Image: Mandilakhe Tshwete
The lawyer for Jacquen “Boeta” Appollis has questioned the evidence which the Western Cape High Court relied on earlier this year, to convict him of kidnapping and trafficking six-year-old Joshlin Smith .
During the appeal hearing, Advocate Fanie Harmse argued that certain statements had been overlooked by presiding officer Judge Nathan Erasmus.
He suggested that if the court had fully considered them, more accused should have been tried, including Phumza “Maka Lima” Sigaqa.
He also emphasised that Section 204 witness Lourentia “Renz” Lombaard, despite being unreliable, had testified that Appollis wanted nothing to do with a plot to sell Joshlin.

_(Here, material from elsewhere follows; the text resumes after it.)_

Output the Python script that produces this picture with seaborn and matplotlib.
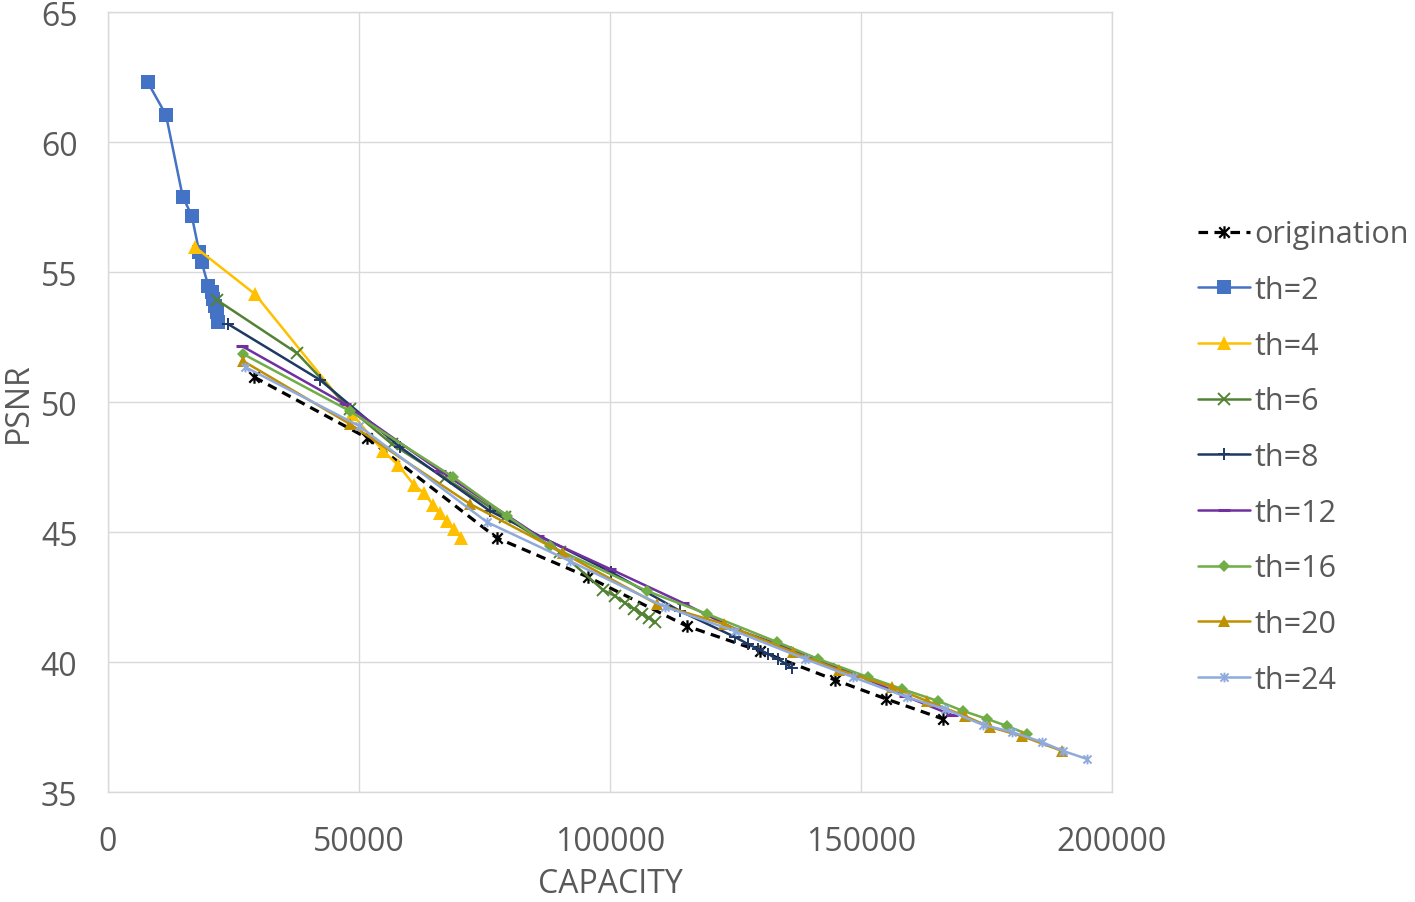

Joshlin went missing on 19 February 2024. Her mother, Racquel “Kelly” Smith, Appollis, and their friend Steveno “Steffie” van Rhyn were convicted and sentenced to life imprisonment.
Harmse told the court that in the trial-within-a-trial, it was argued that Appollis’s extra-curial statement had been coerced.
He said:“My submission is that the court did not find sufficient value in the independent witness, a hotel staff member’s evidence, how she saw Mr Appollis in the morning before my client was taken to the Sea Border offices.”
Judge Erasmus interrupted: “Where did I err? We can make mistakes, but show me.”
Harmse replied: “I cannot refer you to a specific sentence… from the judgment of the trial-within-a-trial, the extra-curial statement was coerced.
“The very important part is the injuries that the accused showed, and the evidence we saw from the video that he was limping.
“On the 6 March 2024, Sergeant Dawid Fortuin also noted injuries. There was no evidence that he had sustained the injuries before he arrived at Sea Border.
“There was no special evidence to suggest he could have sustained them between the hotel and the police.”
He added that both Sgt Fortuin and Captain Wesley Lombard noted an injury to Appollis’s eye, while an independent witness claimed to have seen him without injuries.
“If that is true and given sufficient value, it should be concluded that he arrived at the Sea Border without injuries. The State’s case was that he was injured prior to arriving at Sea Border, and it is unlikely that he sustained those injuries before he got there.
“The doctor said they were fresh injuries. Those injuries cannot be wished away.”
Harmse said he was not attacking all the State’s evidence but noted that the core allegation was that Joshlin was taken from Kelly and Appollis’ home to a VW Polo in a single event.
“The 204 witness gave evidence that he didn’t want to be part of that. He didn’t accompany nor agree with it, he disassociated himself. If that was the only evidence, accused 1 could not have been found by the court to have supported that or been complicit.”
He pointed out that after Lombaard’s testimony, the court dealt with the disputed confessions.
“Joshlin was taken to Maka Lima’s house, and there are two questions: if that was the case, then why was Maka Lima released? There was no explanation from the State, yet the evidence was accepted by the court.”